The issue doesn’t fall on pure partisan lines, said Joseph Zimmerman, an expert on pre-emption at the State University of New York at Albany. “They both are lobbied heavily,” he said.
But pre-emption draws a bright-line distinction on K Street. State and local officials, the trial bar and a range of consumer advocacy groups have cheered the administration’s position. Most business lobbyists counter that it could create a “patchwork quilt” of different regulations that would lead to more lawsuits and hurt consumers by driving up costs.
“It is sort of taking a step backward to create a litigation atmosphere that I think we last saw a decade or so ago,” said Bryan Quigley, senior vice president at the U.S. Chamber Institute for Legal Reform. Business lobbyists typically prefer a single national standard and regulatory agency.
The battle over pre-emption is now most pronounced in the congressional debate over the nation’s financial regulations and setting up the new consumer regulatory agency.
The issue will likely be a center of attention next week, when the House Financial Services Committee is scheduled to mark up the legislation.

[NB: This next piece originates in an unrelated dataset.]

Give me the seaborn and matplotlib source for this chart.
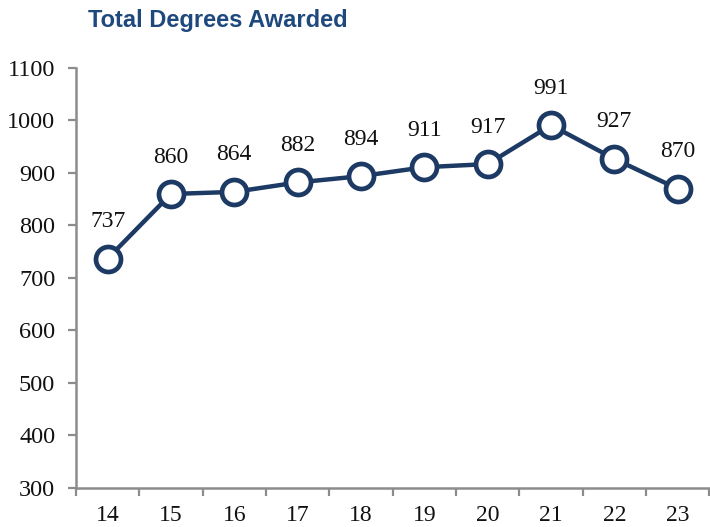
import matplotlib
matplotlib.use("Agg")
import matplotlib.pyplot as plt
import seaborn as sns
import pandas as pd
import numpy as np
from matplotlib.ticker import FixedLocator, MultipleLocator

years = ["14", "15", "16", "17", "18", "19", "20", "21", "22", "23"]
degrees = [737, 860, 864, 882, 894, 911, 917, 991, 927, 870]

df = pd.DataFrame({"year": years, "degrees": degrees})

sns.set_style("white")
plt.rcParams["font.family"] = ["Liberation Serif", "DejaVu Serif"]

navy = "#1C3A63"
gray = "#8C8C8C"

fig = plt.figure(figsize=(7.10, 5.27), dpi=100)
ax = fig.add_axes([0.107, 0.074, 0.892, 0.797])

sns.lineplot(data=df, x="year", y="degrees", ax=ax, color=navy, linewidth=3.2,
             marker="o", markersize=18, markerfacecolor="white",
             markeredgecolor=navy, markeredgewidth=3.4, sort=False)

for i, v in enumerate(degrees):
    ax.annotate(str(v), (i, v), xytext=(0, 19), textcoords="offset points",
                ha="center", va="bottom", fontsize=17, color="#111111")

ax.set_xlim(-0.5, len(years) - 0.5)
ax.set_ylim(300, 1100)
ax.yaxis.set_major_locator(MultipleLocator(100))
ax.set_xlabel("")
ax.set_ylabel("")

ax.set_xticks(np.arange(len(years)))
ax.set_xticklabels(years)
ax.xaxis.set_minor_locator(FixedLocator(np.arange(-0.5, len(years), 1.0)))
ax.tick_params(axis="x", which="major", length=0, pad=12, labelsize=17, labelcolor="#111111")
ax.tick_params(axis="x", which="minor", length=6, width=1.6, color=gray, direction="out", bottom=True)
ax.tick_params(axis="y", which="major", length=6, width=1.6, color=gray, direction="out",
               left=True, pad=9, labelsize=17.5, labelcolor="#111111")

for s in ["top", "right"]:
    ax.spines[s].set_visible(False)
for s in ["left", "bottom"]:
    ax.spines[s].set_color(gray)
    ax.spines[s].set_linewidth(1.8)

fig.text(0.124, 0.962, "Total Degrees Awarded", fontsize=17, fontweight="bold",
         color="#1F497D", family=["Liberation Sans", "DejaVu Sans"], ha="left", va="center")

fig.savefig("out.png", dpi=100)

The issue is dividing Democrats on the committee, posing a major hurdle to the bill moving forward.
Committee Chairman Barney Frank (D-Mass.) and more progressive members such as Rep. Brad Miller (D-N.C.) support the administration’s language. Centrist Democrats would like to see the new agency pre-empt state officials. Rep. Melissa Bean (D-Ill.), a centrist New Democrat, is preparing an amendment in favor of pre-emption.
Consumer groups such as the Center for Responsible Lending, Consumer Federation of America and U.S. Public Interest Research Group are strongly in support of the administration’s position. On Tuesday, the Treasury Department met with about a dozen representatives for state and local governments to rally them behind the proposal.
“It was a call to arms,” Bird said.
The financial industry, meanwhile, is stridently opposed to allowing state officials to pursue additional rules.
“If you get rid of pre-emption, there goes the national banking system as we know it,” said Richard Hunt, president of the Consumer Bankers Association.
Prentiss Cox, a professor at the University of Minnesota Law School, said that in its proposal, the administration is recognizing “that states play a really vital role in consumer protections when federal offices are unwilling.”
Cox said state laws played a much greater role in banking regulation prior to the 1990s before being steadily eroded.
“You got a double whammy,” Cox said. “You were not only going to have federal rules pre-empt state protections, but those federal rules would in fact simply eliminate the state protection and replace them with nothing.”